# [Task prompt]
Transcribe every line exactly. Leave the pictures behind.

# [Source excerpt]
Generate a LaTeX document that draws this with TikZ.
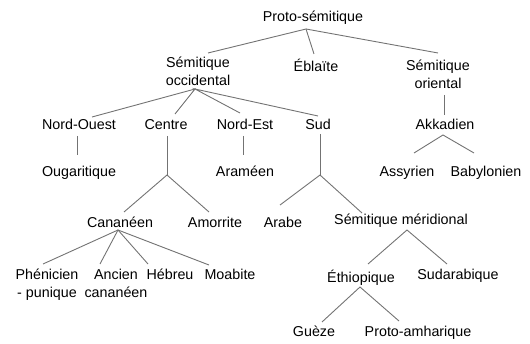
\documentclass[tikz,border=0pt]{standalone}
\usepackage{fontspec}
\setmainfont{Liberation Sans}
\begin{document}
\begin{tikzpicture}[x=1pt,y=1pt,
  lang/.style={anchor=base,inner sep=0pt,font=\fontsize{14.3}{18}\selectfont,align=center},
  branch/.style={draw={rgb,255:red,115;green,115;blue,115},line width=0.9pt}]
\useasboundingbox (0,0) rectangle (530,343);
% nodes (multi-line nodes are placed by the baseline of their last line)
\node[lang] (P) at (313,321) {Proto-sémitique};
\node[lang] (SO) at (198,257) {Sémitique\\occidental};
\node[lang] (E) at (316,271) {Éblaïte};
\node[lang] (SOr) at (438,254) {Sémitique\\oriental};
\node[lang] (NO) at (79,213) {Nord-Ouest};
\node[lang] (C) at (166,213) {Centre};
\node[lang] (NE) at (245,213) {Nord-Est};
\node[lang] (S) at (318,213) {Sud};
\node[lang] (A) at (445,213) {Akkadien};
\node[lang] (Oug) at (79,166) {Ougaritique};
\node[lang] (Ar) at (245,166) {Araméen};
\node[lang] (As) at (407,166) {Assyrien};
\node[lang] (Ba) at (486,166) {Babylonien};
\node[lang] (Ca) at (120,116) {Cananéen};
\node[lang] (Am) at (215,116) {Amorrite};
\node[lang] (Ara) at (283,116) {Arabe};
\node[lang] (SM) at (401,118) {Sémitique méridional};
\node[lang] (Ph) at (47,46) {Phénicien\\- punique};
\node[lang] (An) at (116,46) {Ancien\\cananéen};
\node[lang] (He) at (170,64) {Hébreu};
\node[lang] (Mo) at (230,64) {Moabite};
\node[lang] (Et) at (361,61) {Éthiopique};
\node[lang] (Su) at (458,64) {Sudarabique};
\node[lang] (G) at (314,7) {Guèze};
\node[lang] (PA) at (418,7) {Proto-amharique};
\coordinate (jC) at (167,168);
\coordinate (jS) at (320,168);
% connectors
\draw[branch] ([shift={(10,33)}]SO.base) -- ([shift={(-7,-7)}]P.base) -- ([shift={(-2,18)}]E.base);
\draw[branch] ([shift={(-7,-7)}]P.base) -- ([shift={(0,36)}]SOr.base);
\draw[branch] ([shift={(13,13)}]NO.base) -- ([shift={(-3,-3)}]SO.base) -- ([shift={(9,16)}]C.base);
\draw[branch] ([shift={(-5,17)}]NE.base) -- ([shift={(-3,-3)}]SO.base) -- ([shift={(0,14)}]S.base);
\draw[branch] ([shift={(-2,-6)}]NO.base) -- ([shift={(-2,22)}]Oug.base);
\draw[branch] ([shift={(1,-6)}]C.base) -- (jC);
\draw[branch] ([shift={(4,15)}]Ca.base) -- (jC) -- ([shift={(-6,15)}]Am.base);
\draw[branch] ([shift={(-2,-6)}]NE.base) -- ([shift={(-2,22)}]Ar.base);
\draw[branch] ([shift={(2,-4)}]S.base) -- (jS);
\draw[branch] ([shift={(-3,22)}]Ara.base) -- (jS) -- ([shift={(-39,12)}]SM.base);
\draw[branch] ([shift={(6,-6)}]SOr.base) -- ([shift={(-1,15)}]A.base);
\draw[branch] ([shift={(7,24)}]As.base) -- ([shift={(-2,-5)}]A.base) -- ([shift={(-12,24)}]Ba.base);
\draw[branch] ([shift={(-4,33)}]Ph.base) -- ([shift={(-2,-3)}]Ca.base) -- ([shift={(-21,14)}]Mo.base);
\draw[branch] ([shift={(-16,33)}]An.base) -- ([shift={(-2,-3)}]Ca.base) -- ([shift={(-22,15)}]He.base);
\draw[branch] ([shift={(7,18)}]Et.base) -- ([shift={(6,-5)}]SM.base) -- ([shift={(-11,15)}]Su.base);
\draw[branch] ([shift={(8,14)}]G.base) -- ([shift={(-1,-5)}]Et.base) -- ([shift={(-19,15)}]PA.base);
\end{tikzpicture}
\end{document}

# [Solution to this exercise]
Generate a LaTeX document that draws this with TikZ.
\documentclass[tikz,border=0pt]{standalone}
\usepackage{fontspec}
\setmainfont{Liberation Sans}
\begin{document}
\begin{tikzpicture}[x=1pt,y=1pt,
  lang/.style={anchor=base,inner sep=0pt,font=\fontsize{14.3}{18}\selectfont,align=center},
  branch/.style={draw={rgb,255:red,115;green,115;blue,115},line width=0.9pt}]
\useasboundingbox (0,0) rectangle (530,343);
% nodes (multi-line nodes are placed by the baseline of their last line)
\node[lang] (P) at (313,321) {Proto-sémitique};
\node[lang] (SO) at (198,257) {Sémitique\\occidental};
\node[lang] (E) at (316,271) {Éblaïte};
\node[lang] (SOr) at (438,254) {Sémitique\\oriental};
\node[lang] (NO) at (79,213) {Nord-Ouest};
\node[lang] (C) at (166,213) {Centre};
\node[lang] (NE) at (245,213) {Nord-Est};
\node[lang] (S) at (318,213) {Sud};
\node[lang] (A) at (445,213) {Akkadien};
\node[lang] (Oug) at (79,166) {Ougaritique};
\node[lang] (Ar) at (245,166) {Araméen};
\node[lang] (As) at (407,166) {Assyrien};
\node[lang] (Ba) at (486,166) {Babylonien};
\node[lang] (Ca) at (120,116) {Cananéen};
\node[lang] (Am) at (215,116) {Amorrite};
\node[lang] (Ara) at (283,116) {Arabe};
\node[lang] (SM) at (401,118) {Sémitique méridional};
\node[lang] (Ph) at (47,46) {Phénicien\\- punique};
\node[lang] (An) at (116,46) {Ancien\\cananéen};
\node[lang] (He) at (170,64) {Hébreu};
\node[lang] (Mo) at (230,64) {Moabite};
\node[lang] (Et) at (361,61) {Éthiopique};
\node[lang] (Su) at (458,64) {Sudarabique};
\node[lang] (G) at (314,7) {Guèze};
\node[lang] (PA) at (418,7) {Proto-amharique};
\coordinate (jC) at (167,168);
\coordinate (jS) at (320,168);
% connectors
\draw[branch] ([shift={(10,33)}]SO.base) -- ([shift={(-7,-7)}]P.base) -- ([shift={(-2,18)}]E.base);
\draw[branch] ([shift={(-7,-7)}]P.base) -- ([shift={(0,36)}]SOr.base);
\draw[branch] ([shift={(13,13)}]NO.base) -- ([shift={(-3,-3)}]SO.base) -- ([shift={(9,16)}]C.base);
\draw[branch] ([shift={(-5,17)}]NE.base) -- ([shift={(-3,-3)}]SO.base) -- ([shift={(0,14)}]S.base);
\draw[branch] ([shift={(-2,-6)}]NO.base) -- ([shift={(-2,22)}]Oug.base);
\draw[branch] ([shift={(1,-6)}]C.base) -- (jC);
\draw[branch] ([shift={(4,15)}]Ca.base) -- (jC) -- ([shift={(-6,15)}]Am.base);
\draw[branch] ([shift={(-2,-6)}]NE.base) -- ([shift={(-2,22)}]Ar.base);
\draw[branch] ([shift={(2,-4)}]S.base) -- (jS);
\draw[branch] ([shift={(-3,22)}]Ara.base) -- (jS) -- ([shift={(-39,12)}]SM.base);
\draw[branch] ([shift={(6,-6)}]SOr.base) -- ([shift={(-1,15)}]A.base);
\draw[branch] ([shift={(7,24)}]As.base) -- ([shift={(-2,-5)}]A.base) -- ([shift={(-12,24)}]Ba.base);
\draw[branch] ([shift={(-4,33)}]Ph.base) -- ([shift={(-2,-3)}]Ca.base) -- ([shift={(-21,14)}]Mo.base);
\draw[branch] ([shift={(-16,33)}]An.base) -- ([shift={(-2,-3)}]Ca.base) -- ([shift={(-22,15)}]He.base);
\draw[branch] ([shift={(7,18)}]Et.base) -- ([shift={(6,-5)}]SM.base) -- ([shift={(-11,15)}]Su.base);
\draw[branch] ([shift={(8,14)}]G.base) -- ([shift={(-1,-5)}]Et.base) -- ([shift={(-19,15)}]PA.base);
\end{tikzpicture}
\end{document}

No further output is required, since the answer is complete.